FREEMAP (revision bbb35c81) - OpenGrok cross reference for /dragonfly/sys/vfs/hammer2/FREEMAP

		HAMMER2 Freemap Design Notes

			Overview

   HAMMER2 Media is broken down into 2 GByte zones.  Each 2 GByte zone
   contains a 4 MByte header (64 x 64K blocks = 0.2% of storage).  The
   blocks in this header are reserved for various purposes.  For example,
   block #0 is reserved for a volume header in the first four zones.  Most
   of the remaining 64KB blocks in this header are reserved for use by the
   freemap.

   The freemap only uses blocks from these reserved areas.  In order to
   ensure that any of the four volume headers can be used by the mount code
   (in case some are found to be corrupted), each freemap block in the
   logical freemap topology will iterate through up to 8 copies whos
   block numbers are taken the reserved area.

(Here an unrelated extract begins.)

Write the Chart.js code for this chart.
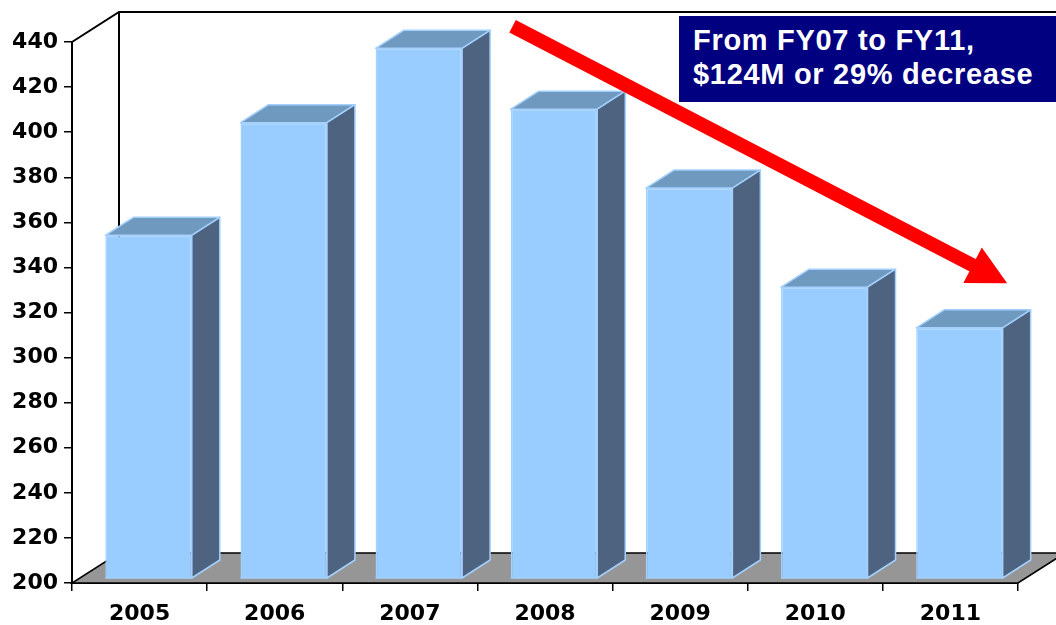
<!DOCTYPE html>
<html>
<head>
<meta charset="utf-8">
<title>FY05 - FY11</title>
<script src="https://cdn.jsdelivr.net/npm/chart.js@4.4.1/dist/chart.umd.min.js"></script>
<style>
  html, body { margin: 0; padding: 0; background: #fff; }
  #wrap { position: relative; width: 1056px; height: 625px; overflow: hidden; }
  #note {
    position: absolute; left: 679px; top: 16px; width: 377px; height: 86px;
    box-sizing: border-box; padding: 7px 0 0 14px;
    background: #000080; color: #fff;
    font: bold 29px 'Liberation Sans', Arial, sans-serif;
    line-height: 34px; letter-spacing: 0.7px; white-space: nowrap;
  }
</style>
</head>
<body>
<div id="wrap">
  <canvas id="myChart" width="1056" height="625"></canvas>
  <div id="note">From FY07 to FY11,<br>$124M or 29% decrease</div>
</div>
<script>
// data
const years = ['2005', '2006', '2007', '2008', '2009', '2010', '2011']
const values = [352, 402, 435, 408, 373, 329, 311]
const yMin = 200
const yMax = 440
const yStep = 20

// fake 3d look
const WALL = { dx: 47, dy: -30 }
const BAR_DEPTH = { dx: 28, dy: -18 }
const BAR_SHIFT = { dx: 9, dy: -5 }

const box3d = {
    id: 'box3d',
    beforeDatasetsDraw(chart) {
        const { ctx, chartArea: a } = chart
        ctx.save()
        // floor
        ctx.beginPath()
        ctx.moveTo(a.left, a.bottom)
        ctx.lineTo(a.right, a.bottom)
        ctx.lineTo(a.right + WALL.dx, a.bottom + WALL.dy)
        ctx.lineTo(a.left + WALL.dx, a.bottom + WALL.dy)
        ctx.closePath()
        ctx.fillStyle = '#969696'
        ctx.fill()
        ctx.strokeStyle = '#000'
        ctx.lineWidth = 1.5
        ctx.stroke()
        // back wall edges
        ctx.beginPath()
        ctx.moveTo(a.left, a.top)
        ctx.lineTo(a.left + WALL.dx, a.top + WALL.dy)
        ctx.lineTo(chart.width + 10, a.top + WALL.dy)
        ctx.moveTo(a.left + WALL.dx, a.top + WALL.dy)
        ctx.lineTo(a.left + WALL.dx, a.bottom + WALL.dy)
        ctx.lineWidth = 2
        ctx.stroke()
        ctx.restore()

        // bars sit a bit back from the front plane
        ctx.save()
        ctx.translate(BAR_SHIFT.dx, BAR_SHIFT.dy)
    },
    afterDatasetsDraw(chart) {
        const ctx = chart.ctx
        const floor = chart.scales.y.getPixelForValue(yMin)
        chart.getDatasetMeta(0).data.forEach(bar => {
            const { x, y, width } = bar.getProps(['x', 'y', 'width'], true)
            const l = x - width / 2
            const r = x + width / 2
            const b = Math.min(bar.base, floor)
            ctx.lineWidth = 1.5
            ctx.strokeStyle = '#A3D0FF'
            ctx.lineJoin = 'round'

            // top
            ctx.beginPath()
            ctx.moveTo(l, y)
            ctx.lineTo(l + BAR_DEPTH.dx, y + BAR_DEPTH.dy)
            ctx.lineTo(r + BAR_DEPTH.dx, y + BAR_DEPTH.dy)
            ctx.lineTo(r, y)
            ctx.closePath()
            ctx.fillStyle = '#7099BF'
            ctx.fill()
            ctx.stroke()

            // side
            ctx.beginPath()
            ctx.moveTo(r, y)
            ctx.lineTo(r + BAR_DEPTH.dx, y + BAR_DEPTH.dy)
            ctx.lineTo(r + BAR_DEPTH.dx, b + BAR_DEPTH.dy)
            ctx.lineTo(r, b)
            ctx.closePath()
            ctx.fillStyle = '#4E637F'
            ctx.fill()
            ctx.stroke()

            // bottom edge of the front face
            ctx.beginPath()
            ctx.moveTo(l, b)
            ctx.lineTo(r, b)
            ctx.stroke()
        })
        ctx.restore()
    },
    afterDraw(chart) {
        // red arrow FY07 -> FY11
        const { ctx, scales } = chart
        const x0 = scales.x.getPixelForValue(2.76)
        const y0 = scales.y.getPixelForValue(447)
        const x1 = scales.x.getPixelForValue(6.42)
        const y1 = scales.y.getPixelForValue(333)
        const len = Math.hypot(x1 - x0, y1 - y0)
        const ux = (x1 - x0) / len
        const uy = (y1 - y0) / len
        const headL = 39
        const headW = 20
        const bx = x1 - ux * headL
        const by = y1 - uy * headL

        ctx.save()
        ctx.strokeStyle = '#FF0000'
        ctx.fillStyle = '#FF0000'
        ctx.lineWidth = 14
        ctx.beginPath()
        ctx.moveTo(x0, y0)
        ctx.lineTo(bx + ux * 2, by + uy * 2)
        ctx.stroke()
        ctx.beginPath()
        ctx.moveTo(x1, y1)
        ctx.lineTo(bx - uy * headW, by + ux * headW)
        ctx.lineTo(bx + uy * headW, by - ux * headW)
        ctx.closePath()
        ctx.fill()
        ctx.restore()
    }
}

const tickFont = { family: "'DejaVu Sans', 'Liberation Sans', Arial", weight: 'bold', size: 22 }

const ctx = document.getElementById('myChart').getContext('2d')
new Chart(ctx, {
    type: 'bar',
    data: {
        labels: years,
        datasets: [{
            data: values,
            backgroundColor: '#99CCFF',
            borderColor: '#A3D0FF',
            borderWidth: 1.5,
            barPercentage: 0.64,
            categoryPercentage: 1
        }]
    },
    options: {
        responsive: false,
        animation: false,
        layout: { padding: { top: 42, right: 38, left: 0, bottom: 0 } },
        plugins: {
            legend: { display: false },
            tooltip: { enabled: false }
        },
        scales: {
            x: {
                grid: { offset: true, drawOnChartArea: false, tickLength: 8, color: '#000', lineWidth: 1.5 },
                border: { color: '#000', width: 2 },
                ticks: { color: '#000', font: tickFont, padding: 10, maxRotation: 0 },
                afterFit(scale) { scale.height = 42 }
            },
            y: {
                min: yMin,
                max: yMax,
                grid: { drawOnChartArea: false, tickLength: 8, color: '#000', lineWidth: 1.5 },
                border: { color: '#000', width: 2 },
                ticks: { stepSize: yStep, color: '#000', font: tickFont, padding: 6 },
                afterFit(scale) { scale.width = 72 }
            }
        }
    },
    plugins: [box3d]
})
</script>
</body>
</html>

   - Four copies, one for each of the four volume headers which H2 sequences
     through on each flush.  This ensures that a mount from any of the four
     volume headers is handed a consistent freemap topology.

   - One copy to ensure that recovery operations during mount do not modify
     the state of the freemap topology pointed to by older volume headers
     which are still valid.  Note that the freemap for volume headers
     indexed after the mount point being recovered may lose freemap
     consistency, so if you choose an older mount point for a RW mount,
     you have to stick with it.

   - One copy for live operations.  This allows HAMMER2 to retire the
     related buffer asynchronously in the background (or for the OS to
     retire the buffer cache buffer on its own) prior to the formal
     flush.  The later formal flush then has less work to do.

   - The two remaining copies add robustness to the specification.  For
     example, with appropriate feature code added the filesystem can
     tolerate a limited number of bad blocks in the reserved area.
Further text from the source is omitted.